Categoría: Artículos

Autor: Iván Herrero Bartolomé

Chief Data Officer en Grupo Intercorp.

9 agosto, 2023

. 3 minutos de lectura.

After 17 years since the first MIT CDOIQ Symposium, a painfully learned lesson is that "Data Governance is a difficult area in which to show value'', as highlighted by Tom Davenport at the beginning of his talk. And without visible value, the tenure of a CDO will not hit the third year. And reality seems to support this fact, with the role of the CDO averaging 2.5 years in Randy Bean's annual survey.

Once companies realize the intrinsic value of their data, the backlog grows at an overwhelming rate, making it hard for data teams to keep the pace. Having prioritization processes in place becomes paramount not to die of success and handle stakeholders' expectations, as Michael Cappetta and his team at Northwest Bank have done early on in their journey. Vijay Akella (US Bank) took it to the next level, stating that "prioritization is the most value creating activity". He also summarized why, in his opinion, large data programs usually fail:

  • Lack of clear objectives.
  • Resistance to change.
  • Inefficient management support (probably because of the first point, making the second one hard to overcome).

Ajay Anand and Matt Barnett shared how they are integrating Functional and Capability leaders to deliver enterprise outcomes, with data as the foundation for enabling Johnson & Johnson's growth agenda.

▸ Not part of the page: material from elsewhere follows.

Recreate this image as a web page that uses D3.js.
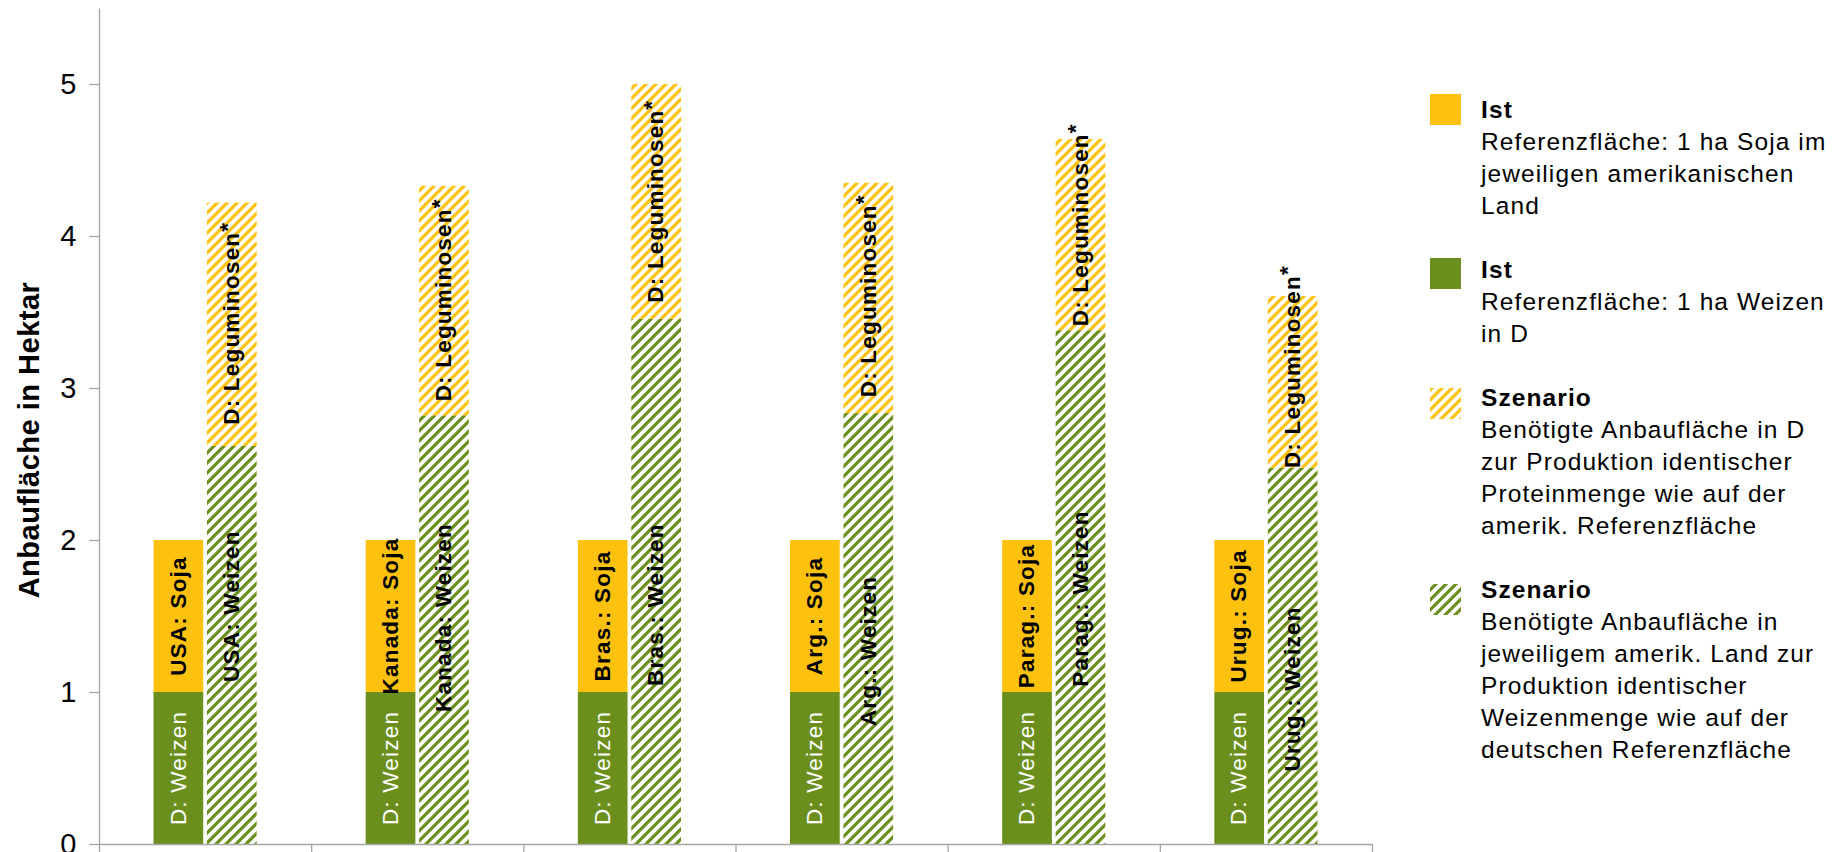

Establishing metrics across people, processes and technology and aligning them to the desired outcomes of the transformation is proving an effective way for keeping the company focused both on driving value and on building competitive advantages. Change-management specialists find out how to deal with the unavoidable resistance that a transformation like this one arises and ensure success cases are communicated effectively. A great point made by Donna Burbank (Global Data Strategy) related to the communication strategy is understanding what is important for our stakeholders and adapt the storytelling depending on whether they are driven by emotions or by facts.

Instilling a data-driven culture across the organization is yet an out-of-reach aspiration, being most organizations "unfit for data", in Tom Redman's words. The human side of the transformation is keeping us back, requiring changes far beyond the scope of data teams. If all of the above were not hard enough, Gokula Mishra (Direct Supply) said that we will also “need to train the business on how to optimize the outcomes of their decisions, so they can better leverage the insights and convert them into actions”.

Fernando Castelloes (Petrobras), Paula Runciman and Juan Manuel Botti (Farmacias Peruanas) gave voice to Latin America, showcasing the advances that are taking place in the region and emphasizing the need to drive actual value for the business through while deploying capabilities (AI, martech…) across the company to make it more competitive in the future. One of the aspects that was applauded by the audience was the efficiency and creativity applied at this companies to advance in their Data and Analytics journey with tight budgets.

Chat-GPT and LMMs were floating on the air during the whole event, but more as a topic to spark discussions and betting about its evolution than as a core theme of the conferences. At the CDO Forum hosted by Mckinsey, Kayvaun Rowshankish and his co-panelists agreed that managing inflated expectations while experimenting with low-risk use cases seems to be the way to go for the moment.